TASK TO CARRY OUT
Restate the data exactly as given and keep the pictures out.

DATASET CONTENT
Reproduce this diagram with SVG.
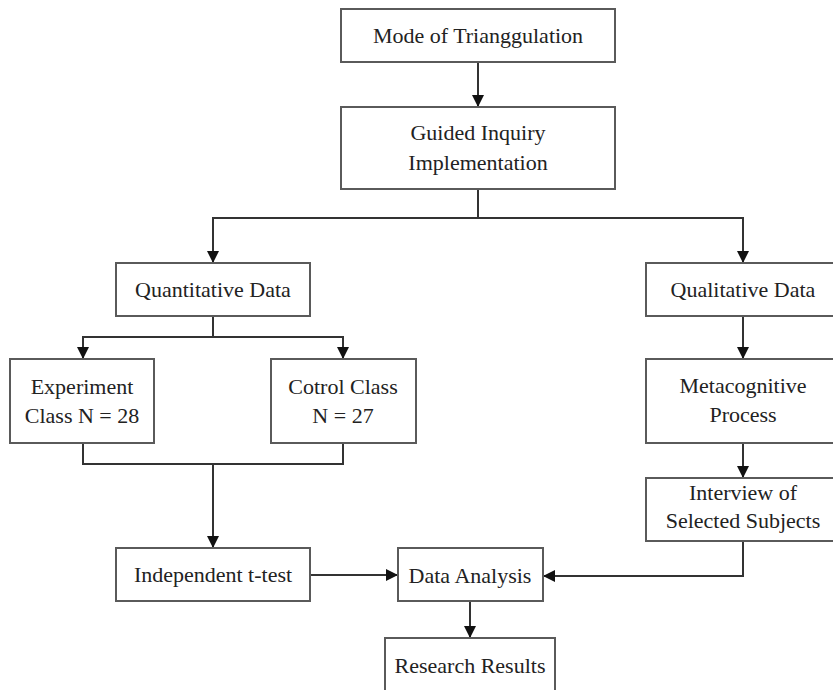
<svg xmlns="http://www.w3.org/2000/svg" width="833" height="690" viewBox="0 0 833 690">
<style>
.box{fill:#fff;stroke:#5a5a5a;stroke-width:2}
.t{font-family:'Liberation Serif','DejaVu Serif',serif;font-size:22px;fill:#222;text-anchor:middle}
.c{fill:none;stroke:#333;stroke-width:2}
</style>
<defs>
<marker id="ah" viewBox="0 0 12 12" refX="12" refY="6" markerWidth="12" markerHeight="12" markerUnits="userSpaceOnUse" orient="auto">
<path d="M0,0 L12,6 L0,12 Z" fill="#111"/>
</marker>
</defs>
<rect width="833" height="690" fill="#fff"/>
<g id="connectors">
<path class="c" d="M478,62 V107" marker-end="url(#ah)"/>
<path class="c" d="M478,189 V218 H213 V263" marker-end="url(#ah)"/>
<path class="c" d="M478,218 H743 V263" marker-end="url(#ah)"/>
<path class="c" d="M213,316 V337 H83 V359" marker-end="url(#ah)"/>
<path class="c" d="M213,337 H343 V359" marker-end="url(#ah)"/>
<path class="c" d="M83,443 V464 H343 V443"/>
<path class="c" d="M213,464 V548" marker-end="url(#ah)"/>
<path class="c" d="M743,316 V359" marker-end="url(#ah)"/>
<path class="c" d="M743,443 V478" marker-end="url(#ah)"/>
<path class="c" d="M743,541 V576 H543" marker-end="url(#ah)"/>
<path class="c" d="M310,575 H398" marker-end="url(#ah)"/>
<path class="c" d="M470,601 V638" marker-end="url(#ah)"/>
</g>
<g id="mode"><rect class="box" x="341" y="9" width="274" height="53"/><text class="t" x="478" y="43" font-family="Liberation Serif, serif">Mode of Trianggulation</text></g>
<g id="guided"><rect class="box" x="341" y="107" width="274" height="82"/><text class="t" x="478" y="140">Guided Inquiry</text><text class="t" x="478" y="170">Implementation</text></g>
<g id="quantitative"><rect class="box" x="116" y="263" width="194" height="53"/><text class="t" x="213" y="297">Quantitative Data</text></g>
<g id="qualitative"><rect class="box" x="646" y="263" width="194" height="53"/><text class="t" x="743" y="297">Qualitative Data</text></g>
<g id="experiment"><rect class="box" x="10" y="359" width="144" height="84"/><text class="t" x="82" y="394">Experiment</text><text class="t" x="82" y="423">Class N = 28</text></g>
<g id="control"><rect class="box" x="271" y="359" width="145" height="84"/><text class="t" x="343" y="394">Cotrol Class</text><text class="t" x="343" y="423">N = 27</text></g>
<g id="metacognitive"><rect class="box" x="646" y="359" width="194" height="84"/><text class="t" x="743" y="393">Metacognitive</text><text class="t" x="743" y="422">Process</text></g>
<g id="interview"><rect class="box" x="646" y="478" width="194" height="63"/><text class="t" x="743" y="500">Interview of</text><text class="t" x="743" y="528">Selected Subjects</text></g>
<g id="ttest"><rect class="box" x="116" y="548" width="194" height="53"/><text class="t" x="213" y="582">Independent t-test</text></g>
<g id="analysis"><rect class="box" x="398" y="548" width="145" height="53"/><text class="t" x="470" y="583">Data Analysis</text></g>
<g id="results"><rect class="box" x="385" y="638" width="170" height="60"/><text class="t" x="470" y="673">Research Results</text></g>
</svg>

CORRECT RESULT
Reproduce this diagram with SVG.
<svg xmlns="http://www.w3.org/2000/svg" width="833" height="690" viewBox="0 0 833 690">
<style>
.box{fill:#fff;stroke:#5a5a5a;stroke-width:2}
.t{font-family:'Liberation Serif','DejaVu Serif',serif;font-size:22px;fill:#222;text-anchor:middle}
.c{fill:none;stroke:#333;stroke-width:2}
</style>
<defs>
<marker id="ah" viewBox="0 0 12 12" refX="12" refY="6" markerWidth="12" markerHeight="12" markerUnits="userSpaceOnUse" orient="auto">
<path d="M0,0 L12,6 L0,12 Z" fill="#111"/>
</marker>
</defs>
<rect width="833" height="690" fill="#fff"/>
<g id="connectors">
<path class="c" d="M478,62 V107" marker-end="url(#ah)"/>
<path class="c" d="M478,189 V218 H213 V263" marker-end="url(#ah)"/>
<path class="c" d="M478,218 H743 V263" marker-end="url(#ah)"/>
<path class="c" d="M213,316 V337 H83 V359" marker-end="url(#ah)"/>
<path class="c" d="M213,337 H343 V359" marker-end="url(#ah)"/>
<path class="c" d="M83,443 V464 H343 V443"/>
<path class="c" d="M213,464 V548" marker-end="url(#ah)"/>
<path class="c" d="M743,316 V359" marker-end="url(#ah)"/>
<path class="c" d="M743,443 V478" marker-end="url(#ah)"/>
<path class="c" d="M743,541 V576 H543" marker-end="url(#ah)"/>
<path class="c" d="M310,575 H398" marker-end="url(#ah)"/>
<path class="c" d="M470,601 V638" marker-end="url(#ah)"/>
</g>
<g id="mode"><rect class="box" x="341" y="9" width="274" height="53"/><text class="t" x="478" y="43" font-family="Liberation Serif, serif">Mode of Trianggulation</text></g>
<g id="guided"><rect class="box" x="341" y="107" width="274" height="82"/><text class="t" x="478" y="140">Guided Inquiry</text><text class="t" x="478" y="170">Implementation</text></g>
<g id="quantitative"><rect class="box" x="116" y="263" width="194" height="53"/><text class="t" x="213" y="297">Quantitative Data</text></g>
<g id="qualitative"><rect class="box" x="646" y="263" width="194" height="53"/><text class="t" x="743" y="297">Qualitative Data</text></g>
<g id="experiment"><rect class="box" x="10" y="359" width="144" height="84"/><text class="t" x="82" y="394">Experiment</text><text class="t" x="82" y="423">Class N = 28</text></g>
<g id="control"><rect class="box" x="271" y="359" width="145" height="84"/><text class="t" x="343" y="394">Cotrol Class</text><text class="t" x="343" y="423">N = 27</text></g>
<g id="metacognitive"><rect class="box" x="646" y="359" width="194" height="84"/><text class="t" x="743" y="393">Metacognitive</text><text class="t" x="743" y="422">Process</text></g>
<g id="interview"><rect class="box" x="646" y="478" width="194" height="63"/><text class="t" x="743" y="500">Interview of</text><text class="t" x="743" y="528">Selected Subjects</text></g>
<g id="ttest"><rect class="box" x="116" y="548" width="194" height="53"/><text class="t" x="213" y="582">Independent t-test</text></g>
<g id="analysis"><rect class="box" x="398" y="548" width="145" height="53"/><text class="t" x="470" y="583">Data Analysis</text></g>
<g id="results"><rect class="box" x="385" y="638" width="170" height="60"/><text class="t" x="470" y="673">Research Results</text></g>
</svg>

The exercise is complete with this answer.